Did you ever find yourself building similar websites over and over again for different labels? They all have the same core functionality and just a difference in branding and content. So, you just copy paste. But there’s a smarter and more efficient way to do this. White label websites are here to help you out.
When do you need a white label website?
Building identical websites in isolation can feel easy at a first glance. It’s just a copy paste of your current codebase, modify the label specifics and you’re done. But in the end it turns out to be time consuming and it’s error prone. Each modification now needs to be applied to each website. And the more websites you run, the harder it gets.
White label websites to the rescue
A white label website is maintained from a single code repository and therefore is maintained from a single place. Rolling out changes is easier. You commit once and profit directly from them on all your label’s websites directly.
To still provide for each label’s needs, it needs to have some flexibility. The big challenges are content and branding. Each brand has a different target audience and separate story. Therefore it needs different content and a different tone of voice. And white label websites need to be deployed multiple times, for each label.
Content & tone of voice
To keep a white label website maintainable, we externalise the content into separate CMS projects per label. The codebase contains a set of components. Pages can be composed out of these components from the CMS, filled with content for that label. For the tone of voice, interface strings are also put into the CMS.

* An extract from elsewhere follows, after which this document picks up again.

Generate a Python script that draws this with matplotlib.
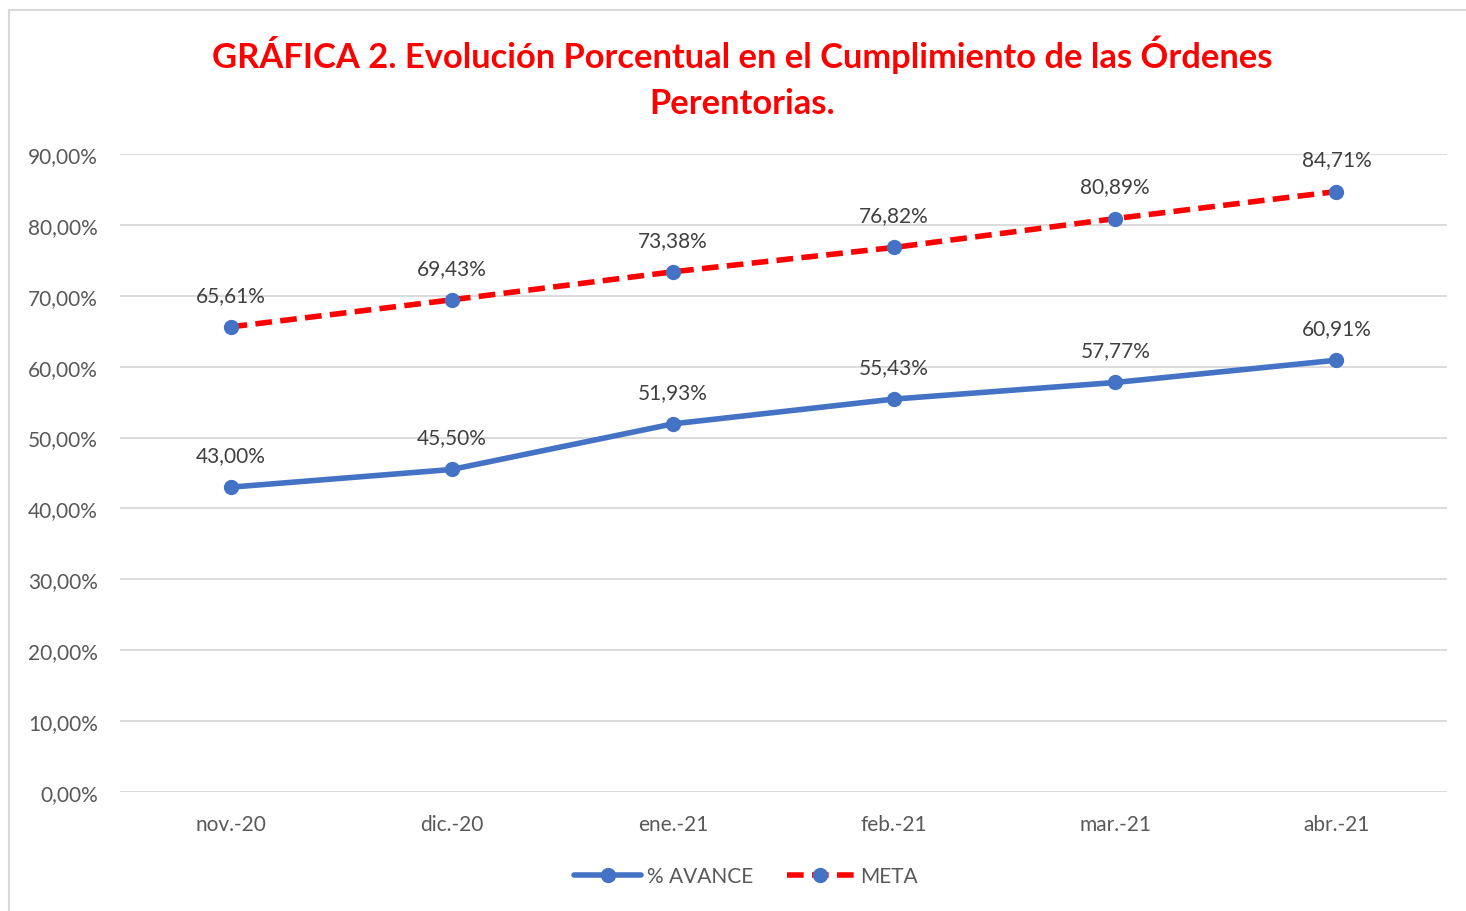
import matplotlib.pyplot as plt
from matplotlib.patches import Rectangle
from matplotlib.ticker import FuncFormatter

plt.rcParams['font.family'] = ['Lato', 'DejaVu Sans']

meses = ['nov.-20', 'dic.-20', 'ene.-21', 'feb.-21', 'mar.-21', 'abr.-21']
avance = [43.00, 45.50, 51.93, 55.43, 57.77, 60.91]
meta = [65.61, 69.43, 73.38, 76.82, 80.89, 84.71]

azul = '#4472c4'
rojo = '#ff0000'
gris_texto = '#595959'


def fmt_pct(v):
    return f'{v:.2f}'.replace('.', ',') + '%'


fig = plt.figure(figsize=(14.66, 9.12), dpi=100)
ax = fig.add_axes([120 / 1466, 1 - 793 / 912, (1447 - 120) / 1466, (793 - 155) / 912])

# chart frame (bottom and right edges fall outside the image)
fig.patches.append(Rectangle((9 / 1466, -0.1), 1.2, 1.1 - 11 / 912, transform=fig.transFigure,
                             fill=False, edgecolor='#d9d9d9', linewidth=1.5))

x = range(len(meses))
ax.plot(x, avance, color=azul, linewidth=4, marker='o', markersize=10,
        markerfacecolor=azul, markeredgecolor=azul, label='% AVANCE', solid_capstyle='round')
ax.plot(x, meta, color=rojo, linewidth=4, linestyle=(0, (3, 1.5)), marker='o', markersize=10,
        markerfacecolor=azul, markeredgecolor=azul, label='META')

for i, v in enumerate(avance):
    ax.annotate(fmt_pct(v), (i, v), xytext=(0, 16), textcoords='offset points',
                ha='center', va='bottom', fontsize=15, color='#404040')
for i, v in enumerate(meta):
    ax.annotate(fmt_pct(v), (i, v), xytext=(0, 16), textcoords='offset points',
                ha='center', va='bottom', fontsize=15, color='#404040')

ax.set_xlim(-0.5, len(meses) - 0.5)
ax.set_ylim(0, 90)
ax.set_yticks(range(0, 91, 10))
ax.yaxis.set_major_formatter(FuncFormatter(lambda v, p: fmt_pct(v)))
ax.set_xticks(list(x))
ax.set_xticklabels(meses)
ax.tick_params(axis='both', length=0, labelsize=15, labelcolor=gris_texto)
ax.tick_params(axis='y', pad=16)
ax.tick_params(axis='x', pad=16)
ax.grid(axis='y', color='#d9d9d9', linewidth=1.3)
ax.set_axisbelow(True)
for s in ax.spines.values():
    s.set_visible(False)

fig.text(0.506, 1 - 78 / 912, 'GRÁFICA 2. Evolución Porcentual en el Cumplimiento de las Órdenes\nPerentorias.',
         ha='center', va='center', fontsize=24.8, fontweight='bold', color=rojo, linespacing=1.55)

leg = fig.legend(loc='center', bbox_to_anchor=(746 / 1466, 1 - 877 / 912), ncol=2, frameon=False,
                 fontsize=15, handlelength=3.2, columnspacing=1.6, handletextpad=0.3)
for t in leg.get_texts():
    t.set_color(gris_texto)

fig.savefig('out.png', dpi=100)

Now we need to keep the supported components from the CMS in sync with the codebase. When we develop a new component, this needs to be available from all the CMS projects for each label. We do so by using scripted migrations: scripts that get your content model from the old to the new state. Since they are scripted, we can apply them repeatedly to each CMS project.
Once the CMS projects are set up, you can use environment variables to connect each CMS project to the matching label’s website using their different API keys.
Branding
Each label has its own branding: logos and design tokens (variables in design). These also need to be different for each label. This can be done by externalising them. Logos can be put into the CMS.
If you only have a few design tokens, they could also be put into the CMS. That’s what we did for one of our clients:


As you can see, it’s pretty manageable in this case. We just have 8 design tokens for colours, that provide us enough flexibility to provide enough recognition to the brand for this client.
But what if you want to take this a step further. Imagine that you want to differentiate in border radii, font families, shadows and spacings. In that case, it’s more maintainable to put the design tokens into code. You need some form of structured duplication now: for each label you need to export the same set of design tokens.
That could look something like this:

/* theme-a.css */
:root {
--color-body: #333;
--color-primary: #0dc5ad;
--color-background: #03473e;
--color-background-contrast: #fff;
--border-radius: 1rem;
--font-family: 'Nanum Myeongjo', serif;
--spacing-factor: 2;
--shadow-default: -4px 10px 20px 0px #01393185;

/* theme-b.css */
:root {
--color-body: #333;
--color-primary: #0000ff;
--color-background: #fffeca;
--color-background-contrast: var(--color-body);
--border-radius: 0;
--spacing-factor: 1;
--font-family: 'apercu', Helvetica, Arial, sans-serif;
--shadow-default: none;

/* theme-c.css */
:root {
--color-body: #333;
--color-primary: #ce0b54;
--color-background: none;
--color-background-contrast: var(--color-body);
--border-radius: 0;
--spacing-factor: 1;
--font-family: 'Helvetica Neue', Helvetica, Arial, sans-serif;
--shadow-default: none;
Deployment
Once all the parts are in place, we need to deploy each label’s website. Actually this part is pretty easy. We just deploy from the code repository from our favourite hosting providers Netlify or Vercel multiple times with different environment variables.
Hazards on white label road
Keeping different contexts of labels in mind during development is hard. And the bigger the differences between labels are, the harder it gets to understand the consequences. This applies to the differences we were able to externalise (like theming and content).
But when making exceptions that you can’t externalise - like functionality - you will make it even harder. Because now you have conditional flows a user can encounter. For example if the login flow of site A is different from website B, you now have two flows within a single codebase. And in my opinion this is even worse than having two code bases. That might be more maintenance work, but at least it’s predictable. So if functionality needs to differ, ask yourself if going white label suits you best.